A client who worked at a Fortune 500 company reached out to me with an intriguing dilemma. A few years before she and I met, the company had embraced a well-known sales methodology and had seen remarkable success using it to acquire new clients. 

But there was a catch: the same approach didn’t work as well once those clients were on board. Her salespeople were getting frustrated—and so were their clients. 

“When we use this approach to show prospective clients’ the value of working with us instead of a competitor,” she explained, “challenging their previous decisions and assumptions makes sense—and works because they see the value of the kind of insights we can provide. But when people become our clients, it doesn’t make sense for us to challenge their decisions. It was our advice that drove them!” 

She went on to say that some of the company’s clients had complained of feeling challenged on everything all the time. They also sometimes felt like they weren’t respected for their own industry knowledge and experience. My client was not alone in this issue, nor were these problems exclusive to the approach my client was using. 

What was happening? And what could the company do instead? 

 

Aligning Action with Identity

People often quote the saying, “We are what we repeatedly do.” In my experience, you can just as easily argue that “we act in accordance with who we are.” That’s how intimate the relationship is between action and identity, and why understanding it is so fundamental to guiding change. Both statements are correct because the relationship between the two is a reinforcing loop. Identity is indeed the greatest influencer of action. 

Research supports this: leveraging the power of identity is the only form of extrinsic motivation that even comes close to the power of intrinsic motivation. 

While the intricate connection between identity and action is crucial, it presents a challenge when crafting a case for change. After all, you can’t possibly tailor your message to every unique identity involved in the change process. Our individual judgments of rightness are tied so tightly to our individual and primal beliefs that they can differ as much as individuals do. We see our own beliefs as universal truths and act accordingly, using our own behavior as evidence for what the right action is, has been, and should be.

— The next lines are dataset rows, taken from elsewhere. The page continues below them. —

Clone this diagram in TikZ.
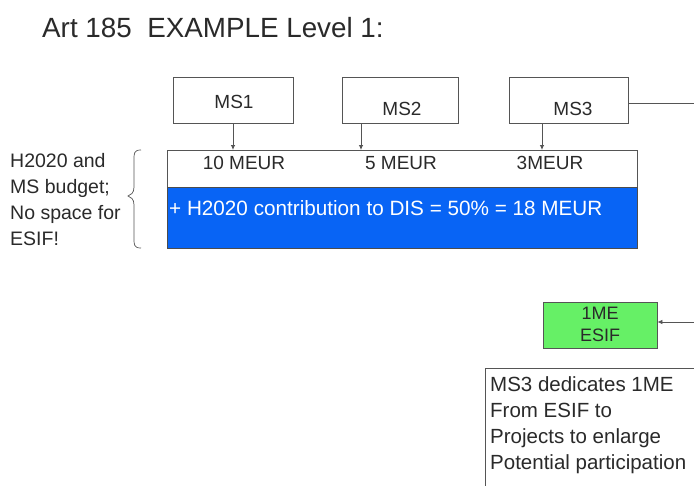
\documentclass[tikz,border=0pt]{standalone}
\usepackage{fontspec}
\setmainfont{Liberation Sans}
\usetikzlibrary{arrows.meta}
\definecolor{txt}{HTML}{2A2A2A}
\definecolor{ln}{HTML}{555555}
\definecolor{bluefill}{RGB}{8,100,245}
\definecolor{greenfill}{RGB}{102,240,102}
\tikzset{
  box/.style={draw=ln, line width=0.8pt, fill=white, inner sep=0pt},
  lbl/.style={text=txt, inner sep=0pt, font=\fontsize{19}{22}\selectfont},
  conn/.style={draw=ln, line width=0.8pt, -{Latex[length=5pt,width=4.5pt]}},
  plain/.style={draw=ln, line width=0.8pt}
}
\begin{document}
\begin{tikzpicture}[x=1pt,y=-1pt]
\useasboundingbox (0,0) rectangle (694,485);
\clip (0,0) rectangle (694,485);
\fill[white] (0,0) rectangle (694,485);

% title
\node[lbl, anchor=base west, font=\fontsize{27.8}{30}\selectfont] (title) at (42,37) {Art 185\ \ EXAMPLE Level 1:};

% MS boxes
\node[box, minimum width=120pt, minimum height=46pt] (ms1) at (233,100) {};
\node[box, minimum width=116pt, minimum height=46pt] (ms2) at (400,100) {};
\node[box, minimum width=119pt, minimum height=46pt] (ms3) at (568.5,100) {};
\node[lbl] (ms1t) at (234,102) {MS1};
\node[lbl] (ms2t) at (402,109) {MS2};
\node[lbl] (ms3t) at (573,109) {MS3};

% white and blue boxes
\node[box, draw=ln, anchor=north west, minimum width=470pt, minimum height=37pt] (wb) at (167,150) {};
\node[box, draw=black!70, fill=bluefill, anchor=north west, minimum width=470pt, minimum height=61pt] (bb) at (167,187) {};
\node[lbl] (m1) at (244,163) {10 MEUR};
\node[lbl] (m2) at (401,163) {5 MEUR};
\node[lbl] (m3) at (550,163) {3MEUR};
\node[lbl, text=white, anchor=base west, font=\fontsize{20.7}{24}\selectfont] (bt) at (169,215) {+ H2020 contribution to DIS = 50\% = 18 MEUR};

% arrows from MS boxes
\draw[conn] (ms1.south -| 233,0) -- (wb.north -| 233,0);
\draw[conn] (ms2.south -| 361,0) -- (wb.north -| 361,0);
\draw[conn] (ms3.south -| 542,0) -- (wb.north -| 542,0);

% left note and brace
\node[lbl, anchor=north west, align=left, font=\fontsize{19.5}{26}\selectfont] (note) at (10,153) {H2020 and\\MS budget;\\No space for\\ESIF!};
\draw[plain, line width=0.7pt] (141,150) .. controls (134,150) and (134,153) .. (134,160) -- (134,187)
  .. controls (134,193) and (131,195) .. (128,196)
  .. controls (131,197) and (134,199) .. (134,205) -- (134,238)
  .. controls (134,245) and (134,248) .. (141,248);

% green box
\node[box, fill=greenfill, minimum width=114pt, minimum height=46pt] (g) at (600,325) {};
\node[lbl, align=center, font=\fontsize{18}{22}\selectfont] (gt) at (600,324) {1ME\\ESIF};

% connectors on the right
\coordinate (r1) at (696,103);
\coordinate (r2) at (696,322);
\draw[plain] (ms3.east |- 0,103) -- (r1);
\draw[conn] (r2) -- (g.east |- r2);

% text box
\node[box, anchor=north west, minimum width=240pt, minimum height=140pt] (tb) at (485,368) {};
\node[lbl, anchor=north west, align=left, font=\fontsize{20.5}{26}\selectfont] (tbt) at (490,376) {MS3 dedicates 1ME\\From ESIF to\\Projects to enlarge\\Potential participation};
\end{tikzpicture}
\end{document}
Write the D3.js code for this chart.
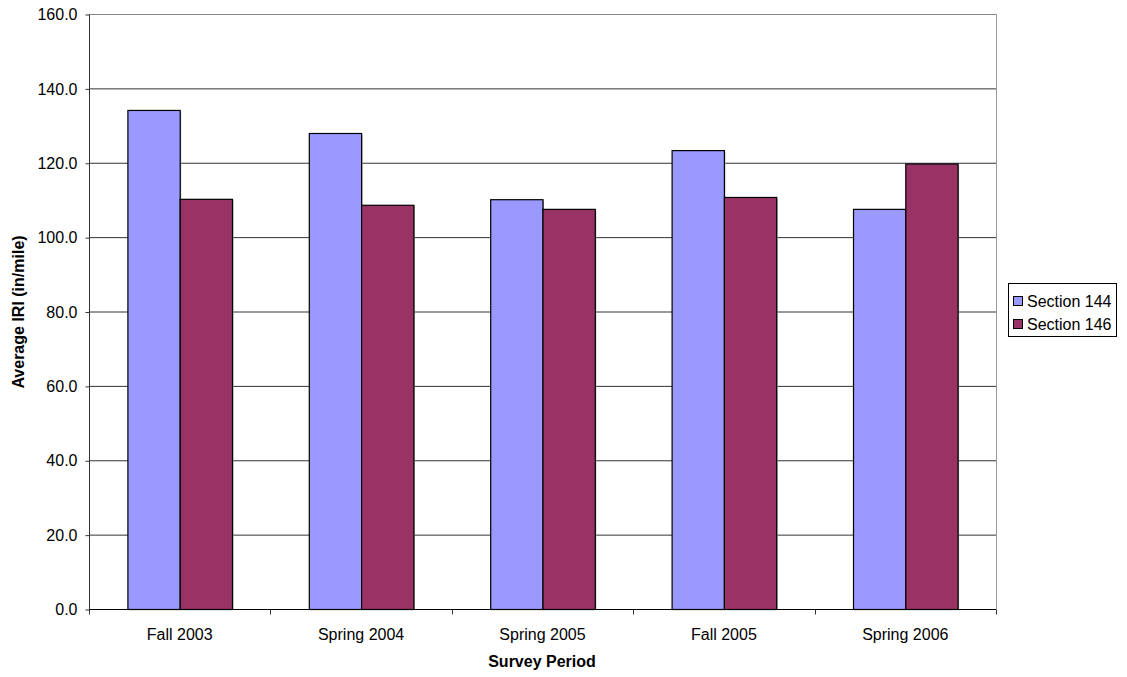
<!DOCTYPE html>
<html><head><meta charset="utf-8">
<script src="https://cdn.jsdelivr.net/npm/d3@7"></script>
<style>body{margin:0;background:#fff;} text{font-family:Arial,"Liberation Sans",sans-serif;}</style>
</head><body><svg id="c" width="1127" height="677"></svg>
<script>
const categories = ["Fall 2003","Spring 2004","Spring 2005","Fall 2005","Spring 2006"];
const seriesNames = ["Section 144","Section 146"];
const section144 = [134.2,128.0,110.2,123.4,107.6];
const section146 = [110.3,108.7,107.6,110.8,119.8];
const yTicks = [0,20,40,60,80,100,120,140,160];
const colors = ["#9999FF","#993366"];

const svg = d3.select("#c");
const m = {l:89,t:14,r:996,b:609};
const x = d3.scaleBand().domain(categories).range([m.l,m.r]);
const y = d3.scaleLinear().domain([0,160]).range([m.b,m.t]);
const inner = d3.scaleBand().domain(seriesNames).range([0,104.6]);

// gridlines
svg.append("g").selectAll("line").data(yTicks.filter(d=>d>0)).join("line")
  .attr("x1",m.l).attr("x2",m.r).attr("y1",d=>y(d)+0.5).attr("y2",d=>y(d)+0.5)
  .attr("stroke",d=>d===160?"#888":"#333").attr("stroke-width",1);
// right border
svg.append("line").attr("x1",m.r+0.5).attr("x2",m.r+0.5).attr("y1",m.t).attr("y2",m.b).attr("stroke","#999");

const data = [section144, section146];
const g = svg.append("g");
categories.forEach((c,i)=>{
  data.forEach((vals,s)=>{
    const bx = x(c)+(x.bandwidth()-104.6)/2+inner(seriesNames[s]);
    g.append("rect").attr("x",bx+1.5).attr("y",y(vals[i])+1.5).attr("width",inner.bandwidth()).attr("height",m.b-y(vals[i])-1.5)
      .attr("fill","#aaa");
    g.append("rect").attr("x",bx+0.5).attr("y",y(vals[i])+0.5).attr("width",inner.bandwidth()).attr("height",m.b-y(vals[i]))
      .attr("fill",colors[s]).attr("stroke","#000").attr("stroke-width",1.2);
  });
});

// y axis
const ya = svg.append("g").attr("transform",`translate(${m.l+0.5},0.5)`)
  .call(d3.axisLeft(y).tickValues(yTicks).tickSize(4).tickFormat(d3.format(".1f")));
ya.select(".domain").attr("stroke","#333").attr("d",`M0,${m.t}V${m.b}`);
ya.selectAll("line").attr("stroke","#333");
ya.selectAll("text").attr("font-size",16).attr("fill","#000").attr("x",-12).attr("font-family","Arial");

// x axis
const xa = svg.append("g").attr("transform",`translate(0,${m.b+0.5})`);
xa.append("line").attr("x1",m.l).attr("x2",m.r).attr("stroke","#000");
const bounds = d3.range(categories.length+1).map(i=>m.l+i*x.step());
xa.selectAll("line.t").data(bounds).join("line").attr("class","t")
  .attr("x1",d=>Math.round(d)+0.5).attr("x2",d=>Math.round(d)+0.5).attr("y1",0).attr("y2",5).attr("stroke","#333");
xa.selectAll("text").data(categories).join("text")
  .attr("x",d=>x(d)+x.bandwidth()/2).attr("y",30).attr("text-anchor","middle")
  .attr("font-size",16).text(d=>d);

// titles
svg.append("text").attr("x",542).attr("y",667).attr("text-anchor","middle").attr("font-size",16).attr("font-weight","bold").text("Survey Period");
svg.append("text").attr("transform","translate(24,312) rotate(-90)").attr("text-anchor","middle").attr("font-size",16).attr("font-weight","bold").text("Average IRI (in/mile)");

// legend
const lg = svg.append("g");
lg.append("rect").attr("x",1008.5).attr("y",283.5).attr("width",108).attr("height",53).attr("fill","#fff").attr("stroke","#000");
seriesNames.forEach((n,i)=>{
  const yy = 301+i*23;
  lg.append("rect").attr("x",1013.5).attr("y",yy-4.5).attr("width",9).attr("height",9).attr("fill",colors[i]).attr("stroke","#000");
  lg.append("text").attr("x",1027).attr("y",yy+5.5).attr("font-size",16).text(n);
});
</script></body></html>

Thankfully, most people share a fundamental human desire: to be seen as smart, capable, and good. Done well and with the right intent, any approach that acknowledges this smart-capable-good aspiration can be incredibly effective. When someone feels smart, capable, and good in your eyes, they often think that you must be smart, capable, and good, too—simply because you see them that way! That builds the trust and confidence essential to sustained business relationships. 

That’s why I advised my client to shift to a principles-first approach when talking with current customers. I suggested they anchor their cases for change on the agreed-upon goals of their engagements, using the insights they and their clients had reached together as the principles to support the change. That way, even when arguing for a shift in direction, the company would be reinforcing the value they and the client had gained from the relationship. 

 

How can you apply this principle? 

Start from the point of view that the person you’re talking to is already smart, capable, and good. Even better, reimagine how your change can reinforce and protect that identity in those you’re asking to change. 

When your proposals and ideas about change make someone feel even more smart, capable, and good, you’re respecting and validating them for who they already are. Not only does that increase their openness to new ideas, but it also contributes to their sense of current self-worth and agency, both of which make any action they undertake much more sustainable. It also avoids a battle with their desired self-identity, a battle you’ll always lose in the long term.

IN OTHER WORDS…People align what they do with how they want to be seen: as smart, capable, and good. Defend that desire as strongly as they will.